Tujuan kehadiran perda ini sendiri adalah mengakui dan menghormati keberadaan masyarakat adat dan hak tradisionalnya, memberikan kepastian hukum mengenai keberadaan, wilayah dan hak-hak masyarakat adat.

Tujuan lain adalah melindungi hak dan memperkuat akses masyarakat adat terhadap tanah dan kekayaan alam; mewujudkan perlindungan terhadap perempuan, anak-anak dan kelompok rentan lainnya di dalam masyarakat adat.

baca juga : Perhutanan Sosial Tak Sekadar Beri Hak Kelola Hutan

 

Sriyati, seorang warga Desa Mekada sedang petik kopi di kebun yang ada sekitar rumahnya yang berdekatan dengan kawasan hutan. Masyarakat Desa Mesakada, Kabupaten Mamasa, Sulbar  berupaya mengajukan HKm dalam skema perhutanan sosial. Foto : Wahyu Chandra/Mongabay Indonesia

 

“Perda juga bertujuan mewujudkan kebijakan pembangunan daerah yang mengakui, menghormati, melindungi dan memenuhi hak tradisional dan hak lainnya masyarakat adat dan Mewujudkan penyelesaian sengketa yang berbasis masyarakat adat.”

Perda ini juga menghendaki adanya komisi masyarakat adat yang bersifat permanen dan independen. Hal ini berbeda dengan kebijakan masyarakat adat pada umumnya yang membentuk panitia masyarakat adat.

“Selain perbedaan bentuk kelembagaan, tugas dan fungsi yang diberikan juga berbeda. Salah satu yang paling mendasar adalah tugas komisi masyarakat adat dalam hal penyelesaian sengketa masyarakat adat,” ungkap Armansyah Dore dari Pusat Studi Kebijakan Publik Perkumpulan Kaluhara Indonesia.

Dalam hal prinsip partisipatif, komisi masyarakat adat membuka ruang pelibatan multistakeholders dalam kelembagaan. Prinsip partisipatif juga terlihat dalam metode identifikasi masyarakat adat yang menggunakan prinsip self identification.

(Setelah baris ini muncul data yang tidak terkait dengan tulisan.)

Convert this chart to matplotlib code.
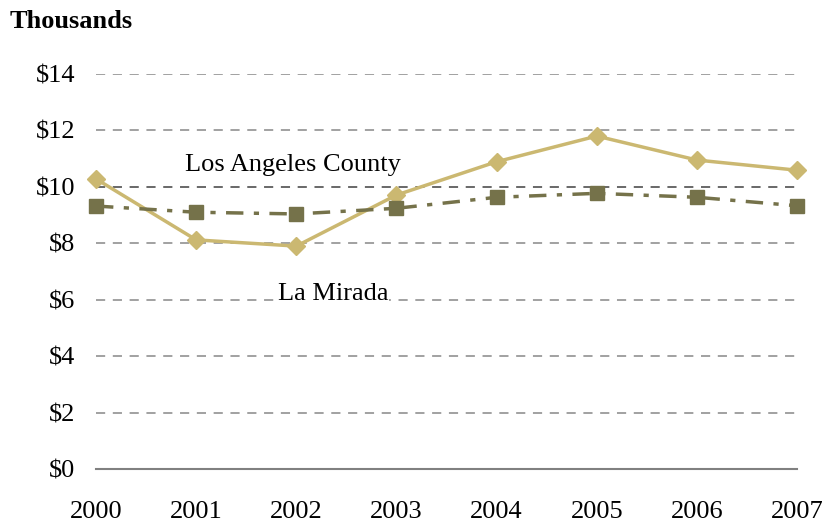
import matplotlib
matplotlib.use("Agg")
import matplotlib.pyplot as plt

years = [2000, 2001, 2002, 2003, 2004, 2005, 2006, 2007]
tan_vals = [10.28, 8.12, 7.90, 9.71, 10.89, 11.80, 10.95, 10.59]
olive_vals = [9.32, 9.10, 9.04, 9.24, 9.63, 9.77, 9.63, 9.33]
yticks = [0, 2, 4, 6, 8, 10, 12, 14]
ytick_labels = ["$" + str(v) for v in yticks]

TAN = "#CBB871"
OLIVE = "#75724A"
FS = 19

plt.rcParams["font.family"] = ["Liberation Serif", "DejaVu Serif"]

fig = plt.figure(figsize=(8.25, 5.23), dpi=100)
ax = fig.add_axes([0.1164, 0.1033, 0.8497, 0.7552])

for v in yticks[1:]:
    # the $10 gridline is drawn darker in the original
    c = "#404040" if v == 10 else "#888888"
    ax.axhline(v, color=c, lw=1.1, ls=(0, (6, 5)), zorder=1)

ax.plot(years, tan_vals, color=TAN, lw=2.5, marker="D", markersize=9,
        markeredgecolor=TAN, clip_on=False, zorder=3)
ax.plot(years, olive_vals, color=OLIVE, lw=2.5, ls=(0, (5, 3, 1.5, 3)),
        marker="s", markersize=9.5, markeredgecolor=OLIVE, clip_on=False, zorder=4)

ax.set_xlim(2000, 2007)
ax.set_ylim(0, 14)
ax.set_xticks(years)
ax.set_yticks(yticks)
ax.set_yticklabels(ytick_labels)
ax.tick_params(axis="both", length=0, labelsize=FS)
ax.tick_params(axis="y", pad=15)
ax.tick_params(axis="x", pad=23)

for s in ["top", "right", "left"]:
    ax.spines[s].set_visible(False)
ax.spines["bottom"].set_color("#808080")
ax.spines["bottom"].set_linewidth(1.5)

ax.text(2001.97, 10.76, "Los Angeles County", fontsize=FS, ha="center",
        va="center", zorder=5)
ax.text(2002.37, 6.2, "La Mirada", fontsize=FS, ha="center", va="center",
        zorder=5, bbox=dict(facecolor="white", edgecolor="none", pad=0.5))

fig.text(10 / 825, 1 - 22 / 523, "Thousands", fontsize=FS, fontweight="bold",
         ha="left", va="center")

fig.savefig("out.png", dpi=100)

Perda ini membuka ruang penetapan masyarakat adat selain melalui jalur perda ini sebagaimana dijelaskan pada pasal 8 bahwa penetapan masyarakat adat dapat berbentuk Desa Adat.

“Meskipun melalui jalur dan dasar hukum yang berbeda seperti UU Desa dan turunannya, perda ini secara tidak langsung mengedukasi para pihak dengan menunjukkan bahwa penetapan masyarakat adat dapat menempuh beberapa pilihan yang telah disediakan oleh kebijakan,” ujar Armansyah.